--- Begin Data provided ---
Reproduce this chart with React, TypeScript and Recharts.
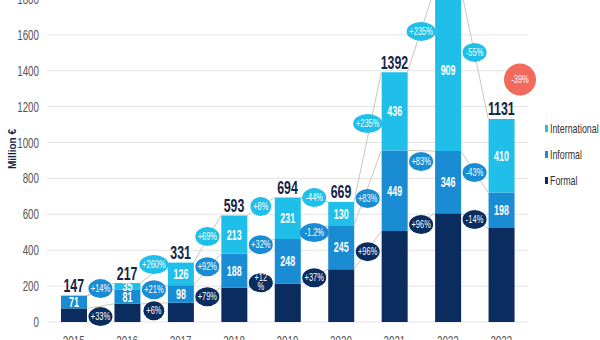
import React from 'react';
import {
  ComposedChart,
  Bar,
  XAxis,
  YAxis,
  CartesianGrid,
  LabelList,
  Legend,
  ReferenceLine,
  ReferenceDot,
} from 'recharts';

const years = ['2015', '2016', '2017', '2018', '2019', '2020', '2021', '2022', '2023'];
const formal = [76, 101, 107, 192, 215, 294, 507, 606, 523];
const informal = [71, 81, 98, 188, 248, 245, 449, 346, 198];
const international = [0, 35, 126, 213, 231, 130, 436, 909, 410];

// change badges, one per gap between two years
const formalChange = ['+33%', '+6%', '+79%', '+12\n%', '+37%', '+96%', '+96%', '-14%'];
const informalChange = ['+14%', '+21%', '+92%', '+32%', '-1.2%', '+83%', '+83%', '-43%'];
const internationalChange = ['', '+260%', '+69%', '+8%', '-44%', '+235%', '+235%', '-55%'];
const totalChange = '-39%';

// value (million €) the badges sit at
const formalBadgeAt = [30, 63, 141, 219, 247, 392, 543, 571];
const informalBadgeAt = [186, 180, 308, 431, 498, 688, 894, 833];
const internationalBadgeAt = [0, 320, 476, 643, 693, 1106, 1619, 1502];
const totalBadgeAt = 1351;

const yTicks = [0, 200, 400, 600, 800, 1000, 1200, 1400, 1600, 1800];

const C_INT = '#1fbfe9';
const C_INF = '#1a8cd4';
const C_FOR = '#0b2c5e';
const C_RED = '#f26a5c';
const NAVY_TEXT = '#142446';
const FONT = "'Liberation Sans', Arial, sans-serif";
const SX = 0.7; // squeeze to get the narrow look of the original

const W = 600;
const H = 399;
const TOP = -47;
const PLOT_LEFT = 47;
const PLOT_RIGHT = 72;
const BAR = 26;
const BAND = (W - PLOT_LEFT - PLOT_RIGHT) / years.length;
const HALF = BAR / 2 / BAND;

const rows = years.map((year, i) => ({
  idx: i,
  year,
  formal: formal[i],
  informal: informal[i],
  international: international[i],
  total: formal[i] + informal[i] + international[i],
}));

const formalTop = rows.map(r => r.formal);
const informalTop = rows.map(r => r.formal + r.informal);
const totalTop = rows.map(r => r.total);

const connectors = [formalTop, informalTop, totalTop].flatMap(tops =>
  tops.slice(0, -1).map((v, i) => [
    { x: i + HALF, y: v },
    { x: i + 1 - HALF, y: tops[i + 1] },
  ])
);

function NarrowText({ x, y, children, sx = SX, ...rest }: any) {
  return (
    <g transform={`translate(${x},${y}) scale(${sx},1)`}>
      <text x={0} y={0} fontFamily={FONT} {...rest}>
        {children}
      </text>
    </g>
  );
}

function Badge({ cx, cy, text, fill, rx, ry }: any) {
  const lines = text.split('\n');
  return (
    <g>
      <ellipse cx={cx} cy={cy} rx={rx} ry={ry} fill={fill} />
      {lines.map((l: string, k: number) => (
        <NarrowText
          key={k}
          x={cx}
          y={cy + (lines.length > 1 ? -1.5 + k * 9 : 3.5)}
          textAnchor="middle"
          fill="#fff"
          fontSize={10}
          sx={0.75}
        >
          {l}
        </NarrowText>
      ))}
    </g>
  );
}

const badgeRx = (t: string) => Math.max(10.5, t.replace('\n', '').length * 2.5 + 2);

const badges = [
  { labels: internationalChange, at: internationalBadgeAt, fill: C_INT },
  { labels: informalChange, at: informalBadgeAt, fill: C_INF },
  { labels: formalChange, at: formalBadgeAt, fill: C_FOR },
].flatMap(s =>
  s.labels.map((t, i) => ({ key: `${s.fill}-${i}`, x: i + 0.5, y: s.at[i], text: t, fill: s.fill }))
).filter(b => b.text);

function SegmentLabel(props: any) {
  const { x, y, width, height, value } = props;
  if (!value) return null;
  return (
    <NarrowText
      x={x + width / 2}
      y={y + height / 2 + 5}
      textAnchor="middle"
      fill="#fff"
      fontSize={14}
      fontWeight="bold"
      sx={0.64}
    >
      {value}
    </NarrowText>
  );
}

function XTick(props: any) {
  const { x, y, payload } = props;
  return (
    <NarrowText x={x} y={y + 9.8} textAnchor="middle" fill="#555" fontSize={14} sx={0.7}>
      {years[payload.value]}
    </NarrowText>
  );
}

function YTick(props: any) {
  const { x, y, payload } = props;
  return (
    <NarrowText x={x} y={y + 5} textAnchor="end" fill="#555" fontSize={14} sx={0.7}>
      {payload.value}
    </NarrowText>
  );
}

const legendItems = [
  { name: 'International', color: C_INT },
  { name: 'Informal', color: C_INF },
  { name: 'Formal', color: C_FOR },
];

function LegendBox() {
  return (
    <div>
      {legendItems.map(it => (
        <div key={it.name} style={{ height: 26, display: 'flex', alignItems: 'center' }}>
          <span style={{ width: 3, height: 7, background: it.color, marginRight: 2, flex: 'none' }} />
          <span
            style={{
              fontSize: 13,
              color: '#333',
              fontFamily: FONT,
              display: 'inline-block',
              transform: 'scaleX(0.68)',
              transformOrigin: 'left center',
              whiteSpace: 'nowrap',
            }}
          >
            {it.name}
          </span>
        </div>
      ))}
    </div>
  );
}

export default function App() {
  return (
    <div
      style={{
        position: 'fixed',
        left: 0,
        top: 0,
        width: W,
        height: 340,
        overflow: 'hidden',
        background: '#fff',
      }}
    >
      <div style={{ position: 'absolute', left: 0, top: TOP }}>
        <ComposedChart
          width={W}
          height={H}
          data={rows}
          margin={{ top: 10, right: PLOT_RIGHT, bottom: 0, left: 0 }}
        >
          <CartesianGrid vertical={false} stroke="#e4e4e4" />
          <XAxis
            type="number"
            dataKey="idx"
            domain={[-0.5, 8.5]}
            ticks={years.map((_, i) => i)}
            interval={0}
            axisLine={false}
            tickLine={false}
            tickMargin={8}
            tick={XTick}
          />
          <YAxis
            width={PLOT_LEFT}
            domain={[0, 2000]}
            ticks={yTicks}
            interval={0}
            axisLine={false}
            tickLine={false}
            tick={YTick}
            label={{
              content: () => (
                <text
                  transform="translate(15.5, 196) rotate(-90)"
                  textAnchor="middle"
                  fill={NAVY_TEXT}
                  fontSize={10}
                  fontWeight="bold"
                  fontFamily={FONT}
                >
                  Million €
                </text>
              ),
            }}
          />
          <Legend
            layout="vertical"
            align="center"
            verticalAlign="middle"
            wrapperStyle={{ left: 545, top: 162, width: 60 }}
            content={() => <LegendBox />}
          />
          <Bar dataKey="formal" stackId="a" fill={C_FOR} barSize={BAR} isAnimationActive={false} />
          <Bar dataKey="informal" stackId="a" fill={C_INF} barSize={BAR} isAnimationActive={false}>
            <LabelList dataKey="informal" content={SegmentLabel} />
          </Bar>
          <Bar dataKey="international" stackId="a" fill={C_INT} barSize={BAR} isAnimationActive={false}>
            <LabelList dataKey="international" content={SegmentLabel} />
          </Bar>
          {connectors.map((seg, k) => (
            <ReferenceLine key={`c${k}`} segment={seg} stroke="#cfc6bd" strokeWidth={1} ifOverflow="visible" />
          ))}
          {rows.map(r => (
            <ReferenceDot
              key={`t${r.idx}`}
              x={r.idx}
              y={r.total}
              r={1}
              ifOverflow="visible"
              shape={(p: any) => (
                <NarrowText
                  x={p.cx}
                  y={p.cy - 3.5}
                  textAnchor="middle"
                  fill={NAVY_TEXT}
                  fontSize={19}
                  fontWeight="bold"
                  sx={0.65}
                >
                  {r.total}
                </NarrowText>
              )}
            />
          ))}
          {badges.map(b => (
            <ReferenceDot
              key={b.key}
              x={b.x}
              y={b.y}
              r={10}
              ifOverflow="visible"
              shape={(p: any) => (
                <Badge cx={p.cx} cy={p.cy} text={b.text} fill={b.fill} rx={badgeRx(b.text)} ry={9.5} />
              )}
            />
          ))}
          <ReferenceDot
            x={8.35}
            y={totalBadgeAt}
            r={16}
            ifOverflow="visible"
            shape={(p: any) => <Badge cx={p.cx} cy={p.cy} text={totalChange} fill={C_RED} rx={16} ry={16} />}
          />
        </ComposedChart>
      </div>
    </div>
  );
}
--- End Data provided ---
Copy nothing but the lines from the top of the data down to the line containing "const totalBadgeAt = 1351;", and leave the pictures out.

Reproduce this chart with React, TypeScript and Recharts.
import React from 'react';
import {
  ComposedChart,
  Bar,
  XAxis,
  YAxis,
  CartesianGrid,
  LabelList,
  Legend,
  ReferenceLine,
  ReferenceDot,
} from 'recharts';

const years = ['2015', '2016', '2017', '2018', '2019', '2020', '2021', '2022', '2023'];
const formal = [76, 101, 107, 192, 215, 294, 507, 606, 523];
const informal = [71, 81, 98, 188, 248, 245, 449, 346, 198];
const international = [0, 35, 126, 213, 231, 130, 436, 909, 410];

// change badges, one per gap between two years
const formalChange = ['+33%', '+6%', '+79%', '+12\n%', '+37%', '+96%', '+96%', '-14%'];
const informalChange = ['+14%', '+21%', '+92%', '+32%', '-1.2%', '+83%', '+83%', '-43%'];
const internationalChange = ['', '+260%', '+69%', '+8%', '-44%', '+235%', '+235%', '-55%'];
const totalChange = '-39%';

// value (million €) the badges sit at
const formalBadgeAt = [30, 63, 141, 219, 247, 392, 543, 571];
const informalBadgeAt = [186, 180, 308, 431, 498, 688, 894, 833];
const internationalBadgeAt = [0, 320, 476, 643, 693, 1106, 1619, 1502];
const totalBadgeAt = 1351;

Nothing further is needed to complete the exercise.